### [EXERCISE DESCRIPTION]
Retype word for word the first line of the listing and each line after it up to the line with "edgecolor=grey, linewidth=1.2))", with the pictures taken out.

BEGIN STORED ROWS

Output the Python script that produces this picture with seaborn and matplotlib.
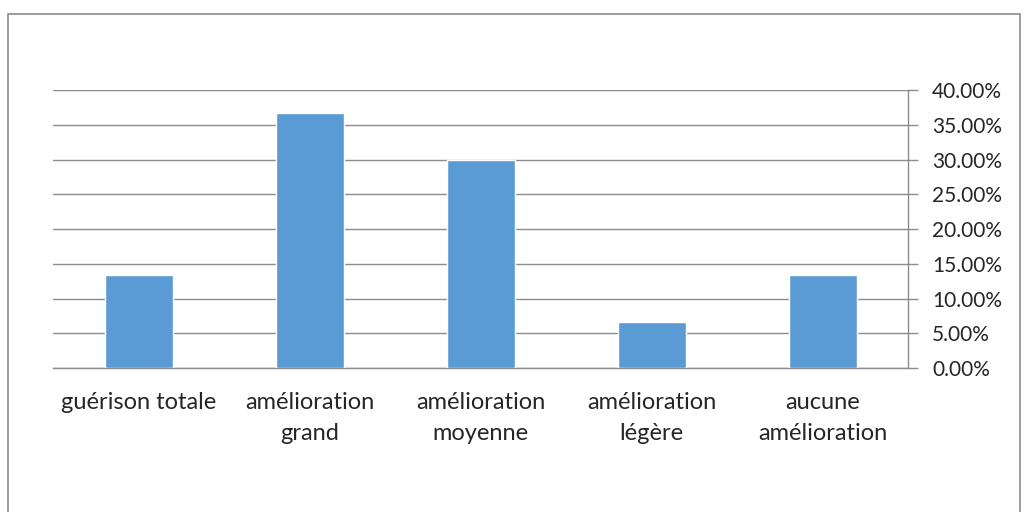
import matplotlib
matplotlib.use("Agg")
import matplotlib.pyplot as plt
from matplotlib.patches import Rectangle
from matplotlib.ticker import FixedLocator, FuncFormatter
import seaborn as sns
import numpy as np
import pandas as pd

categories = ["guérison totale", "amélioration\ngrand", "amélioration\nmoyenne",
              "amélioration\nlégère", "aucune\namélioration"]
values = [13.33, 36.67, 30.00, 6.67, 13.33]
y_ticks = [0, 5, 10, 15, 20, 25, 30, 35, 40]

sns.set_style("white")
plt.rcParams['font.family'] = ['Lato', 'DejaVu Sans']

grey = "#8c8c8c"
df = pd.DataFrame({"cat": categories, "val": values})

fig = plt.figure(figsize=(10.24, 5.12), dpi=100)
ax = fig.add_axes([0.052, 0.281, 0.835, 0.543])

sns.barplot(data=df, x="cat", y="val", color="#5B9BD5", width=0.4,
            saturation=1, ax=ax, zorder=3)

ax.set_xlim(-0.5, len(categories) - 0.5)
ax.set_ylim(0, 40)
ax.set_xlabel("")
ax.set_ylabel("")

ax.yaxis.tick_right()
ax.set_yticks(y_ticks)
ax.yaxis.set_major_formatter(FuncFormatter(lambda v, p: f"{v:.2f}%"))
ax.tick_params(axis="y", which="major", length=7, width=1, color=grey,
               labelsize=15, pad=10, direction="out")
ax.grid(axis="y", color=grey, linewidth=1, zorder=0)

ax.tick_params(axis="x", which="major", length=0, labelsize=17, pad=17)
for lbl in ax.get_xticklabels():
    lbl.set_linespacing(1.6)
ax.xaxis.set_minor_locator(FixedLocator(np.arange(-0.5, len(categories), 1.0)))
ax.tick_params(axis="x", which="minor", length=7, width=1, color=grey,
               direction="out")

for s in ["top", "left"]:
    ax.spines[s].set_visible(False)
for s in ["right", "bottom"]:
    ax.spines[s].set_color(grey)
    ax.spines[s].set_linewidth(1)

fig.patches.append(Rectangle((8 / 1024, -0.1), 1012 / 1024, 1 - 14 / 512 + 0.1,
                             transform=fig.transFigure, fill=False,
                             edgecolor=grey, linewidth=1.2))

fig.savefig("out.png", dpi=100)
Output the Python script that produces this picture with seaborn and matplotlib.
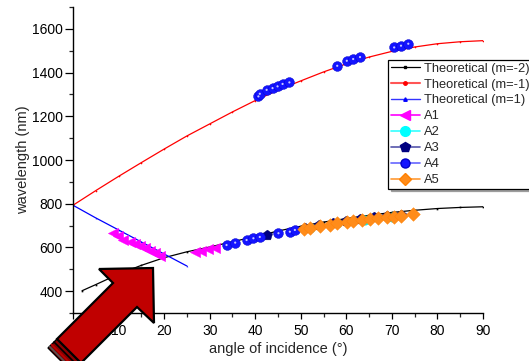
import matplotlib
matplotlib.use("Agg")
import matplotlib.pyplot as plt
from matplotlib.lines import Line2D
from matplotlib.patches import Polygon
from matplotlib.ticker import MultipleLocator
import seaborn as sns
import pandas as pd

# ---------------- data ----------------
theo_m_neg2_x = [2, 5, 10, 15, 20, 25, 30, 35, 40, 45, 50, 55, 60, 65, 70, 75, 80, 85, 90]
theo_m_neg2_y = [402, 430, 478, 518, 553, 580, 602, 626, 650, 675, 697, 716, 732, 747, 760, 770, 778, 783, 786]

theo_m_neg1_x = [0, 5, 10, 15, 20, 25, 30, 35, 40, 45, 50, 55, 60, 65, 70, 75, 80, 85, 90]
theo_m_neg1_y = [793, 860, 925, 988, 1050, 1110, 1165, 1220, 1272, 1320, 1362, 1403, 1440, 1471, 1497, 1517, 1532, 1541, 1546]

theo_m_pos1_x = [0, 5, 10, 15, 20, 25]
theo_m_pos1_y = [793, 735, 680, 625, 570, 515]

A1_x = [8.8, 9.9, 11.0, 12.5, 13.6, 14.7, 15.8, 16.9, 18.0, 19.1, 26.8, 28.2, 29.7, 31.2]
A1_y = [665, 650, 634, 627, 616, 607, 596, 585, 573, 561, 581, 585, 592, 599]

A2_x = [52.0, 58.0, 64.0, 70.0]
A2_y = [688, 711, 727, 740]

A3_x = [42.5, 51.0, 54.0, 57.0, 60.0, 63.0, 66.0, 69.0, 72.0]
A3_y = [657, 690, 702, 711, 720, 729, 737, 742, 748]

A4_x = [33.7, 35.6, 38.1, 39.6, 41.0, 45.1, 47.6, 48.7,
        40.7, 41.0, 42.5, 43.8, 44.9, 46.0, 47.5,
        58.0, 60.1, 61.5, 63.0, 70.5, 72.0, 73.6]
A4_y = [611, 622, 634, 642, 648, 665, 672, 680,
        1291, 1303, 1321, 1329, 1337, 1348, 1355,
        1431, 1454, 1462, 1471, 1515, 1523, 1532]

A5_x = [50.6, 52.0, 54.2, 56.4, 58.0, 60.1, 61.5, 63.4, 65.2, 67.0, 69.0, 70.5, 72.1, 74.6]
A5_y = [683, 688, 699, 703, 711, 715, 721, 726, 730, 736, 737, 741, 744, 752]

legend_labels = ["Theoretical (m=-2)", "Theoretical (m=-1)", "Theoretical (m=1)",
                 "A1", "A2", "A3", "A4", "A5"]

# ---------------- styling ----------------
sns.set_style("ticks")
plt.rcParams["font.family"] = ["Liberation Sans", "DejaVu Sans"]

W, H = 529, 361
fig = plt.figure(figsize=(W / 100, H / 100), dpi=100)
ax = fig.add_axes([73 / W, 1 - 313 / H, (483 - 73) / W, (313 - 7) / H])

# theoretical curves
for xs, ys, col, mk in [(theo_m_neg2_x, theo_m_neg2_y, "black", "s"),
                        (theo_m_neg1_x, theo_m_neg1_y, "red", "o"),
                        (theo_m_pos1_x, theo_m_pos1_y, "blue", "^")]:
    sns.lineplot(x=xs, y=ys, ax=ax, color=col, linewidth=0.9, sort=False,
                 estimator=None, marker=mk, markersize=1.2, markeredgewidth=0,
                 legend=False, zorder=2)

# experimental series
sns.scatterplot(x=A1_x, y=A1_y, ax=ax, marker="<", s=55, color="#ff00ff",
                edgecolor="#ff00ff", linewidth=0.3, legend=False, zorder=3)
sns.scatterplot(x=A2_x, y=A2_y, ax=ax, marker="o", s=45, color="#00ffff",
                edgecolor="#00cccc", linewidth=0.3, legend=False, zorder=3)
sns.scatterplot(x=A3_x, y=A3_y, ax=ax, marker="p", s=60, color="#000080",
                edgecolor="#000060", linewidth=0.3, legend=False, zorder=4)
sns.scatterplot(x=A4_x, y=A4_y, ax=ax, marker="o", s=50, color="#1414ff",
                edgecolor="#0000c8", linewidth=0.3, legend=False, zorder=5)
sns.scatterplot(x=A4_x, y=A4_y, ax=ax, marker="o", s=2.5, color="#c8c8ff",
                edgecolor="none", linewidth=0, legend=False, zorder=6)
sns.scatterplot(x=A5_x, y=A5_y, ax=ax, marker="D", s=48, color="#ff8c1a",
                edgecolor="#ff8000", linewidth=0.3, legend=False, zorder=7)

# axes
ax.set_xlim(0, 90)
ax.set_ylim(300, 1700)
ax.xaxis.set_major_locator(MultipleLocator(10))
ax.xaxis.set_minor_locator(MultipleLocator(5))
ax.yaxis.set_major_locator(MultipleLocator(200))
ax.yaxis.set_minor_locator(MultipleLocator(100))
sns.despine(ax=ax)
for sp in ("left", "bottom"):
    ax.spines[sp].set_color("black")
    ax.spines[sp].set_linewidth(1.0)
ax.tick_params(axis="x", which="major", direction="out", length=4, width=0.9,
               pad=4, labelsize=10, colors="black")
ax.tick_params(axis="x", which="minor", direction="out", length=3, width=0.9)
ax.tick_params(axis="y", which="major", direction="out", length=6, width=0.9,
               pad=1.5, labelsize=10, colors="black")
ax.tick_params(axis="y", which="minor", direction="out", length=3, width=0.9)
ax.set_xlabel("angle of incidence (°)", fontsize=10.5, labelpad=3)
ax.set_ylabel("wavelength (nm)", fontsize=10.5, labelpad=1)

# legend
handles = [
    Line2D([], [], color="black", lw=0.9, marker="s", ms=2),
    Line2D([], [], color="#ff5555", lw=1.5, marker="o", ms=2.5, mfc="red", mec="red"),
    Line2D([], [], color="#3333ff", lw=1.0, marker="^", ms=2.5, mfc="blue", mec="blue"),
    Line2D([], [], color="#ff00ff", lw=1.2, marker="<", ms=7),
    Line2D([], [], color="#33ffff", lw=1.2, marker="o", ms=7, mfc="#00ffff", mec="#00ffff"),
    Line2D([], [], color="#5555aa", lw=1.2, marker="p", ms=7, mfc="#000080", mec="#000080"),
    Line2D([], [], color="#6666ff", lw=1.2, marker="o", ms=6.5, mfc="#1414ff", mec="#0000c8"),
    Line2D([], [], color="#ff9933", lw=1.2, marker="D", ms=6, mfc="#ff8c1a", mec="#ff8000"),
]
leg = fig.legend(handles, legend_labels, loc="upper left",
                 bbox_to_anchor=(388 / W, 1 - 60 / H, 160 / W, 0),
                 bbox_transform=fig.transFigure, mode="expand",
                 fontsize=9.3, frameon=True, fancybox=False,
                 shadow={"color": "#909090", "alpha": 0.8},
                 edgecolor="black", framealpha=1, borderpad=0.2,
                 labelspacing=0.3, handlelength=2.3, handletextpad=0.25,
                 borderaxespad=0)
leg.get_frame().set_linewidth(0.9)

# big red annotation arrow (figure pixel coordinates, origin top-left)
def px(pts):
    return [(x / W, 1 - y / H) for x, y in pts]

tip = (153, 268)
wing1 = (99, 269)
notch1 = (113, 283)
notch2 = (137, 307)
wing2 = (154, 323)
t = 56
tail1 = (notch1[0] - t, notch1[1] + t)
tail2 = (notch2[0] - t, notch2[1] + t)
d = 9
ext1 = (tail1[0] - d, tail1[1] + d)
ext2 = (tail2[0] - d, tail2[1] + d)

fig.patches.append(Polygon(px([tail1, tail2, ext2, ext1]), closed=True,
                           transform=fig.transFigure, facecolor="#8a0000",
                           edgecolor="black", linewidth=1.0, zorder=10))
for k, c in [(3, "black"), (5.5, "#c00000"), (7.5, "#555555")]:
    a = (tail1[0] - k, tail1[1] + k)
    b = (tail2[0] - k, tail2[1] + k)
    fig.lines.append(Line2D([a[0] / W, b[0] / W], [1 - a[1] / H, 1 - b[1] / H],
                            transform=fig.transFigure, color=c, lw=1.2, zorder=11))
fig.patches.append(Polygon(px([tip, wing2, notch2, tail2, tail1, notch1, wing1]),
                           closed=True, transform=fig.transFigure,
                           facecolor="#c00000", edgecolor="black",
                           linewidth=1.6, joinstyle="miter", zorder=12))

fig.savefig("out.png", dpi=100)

END STORED ROWS

### [THE RESULT]
Output the Python script that produces this picture with seaborn and matplotlib.
import matplotlib
matplotlib.use("Agg")
import matplotlib.pyplot as plt
from matplotlib.patches import Rectangle
from matplotlib.ticker import FixedLocator, FuncFormatter
import seaborn as sns
import numpy as np
import pandas as pd

categories = ["guérison totale", "amélioration\ngrand", "amélioration\nmoyenne",
              "amélioration\nlégère", "aucune\namélioration"]
values = [13.33, 36.67, 30.00, 6.67, 13.33]
y_ticks = [0, 5, 10, 15, 20, 25, 30, 35, 40]

sns.set_style("white")
plt.rcParams['font.family'] = ['Lato', 'DejaVu Sans']

grey = "#8c8c8c"
df = pd.DataFrame({"cat": categories, "val": values})

fig = plt.figure(figsize=(10.24, 5.12), dpi=100)
ax = fig.add_axes([0.052, 0.281, 0.835, 0.543])

sns.barplot(data=df, x="cat", y="val", color="#5B9BD5", width=0.4,
            saturation=1, ax=ax, zorder=3)

ax.set_xlim(-0.5, len(categories) - 0.5)
ax.set_ylim(0, 40)
ax.set_xlabel("")
ax.set_ylabel("")

ax.yaxis.tick_right()
ax.set_yticks(y_ticks)
ax.yaxis.set_major_formatter(FuncFormatter(lambda v, p: f"{v:.2f}%"))
ax.tick_params(axis="y", which="major", length=7, width=1, color=grey,
               labelsize=15, pad=10, direction="out")
ax.grid(axis="y", color=grey, linewidth=1, zorder=0)

ax.tick_params(axis="x", which="major", length=0, labelsize=17, pad=17)
for lbl in ax.get_xticklabels():
    lbl.set_linespacing(1.6)
ax.xaxis.set_minor_locator(FixedLocator(np.arange(-0.5, len(categories), 1.0)))
ax.tick_params(axis="x", which="minor", length=7, width=1, color=grey,
               direction="out")

for s in ["top", "left"]:
    ax.spines[s].set_visible(False)
for s in ["right", "bottom"]:
    ax.spines[s].set_color(grey)
    ax.spines[s].set_linewidth(1)

fig.patches.append(Rectangle((8 / 1024, -0.1), 1012 / 1024, 1 - 14 / 512 + 0.1,
                             transform=fig.transFigure, fill=False,
                             edgecolor=grey, linewidth=1.2))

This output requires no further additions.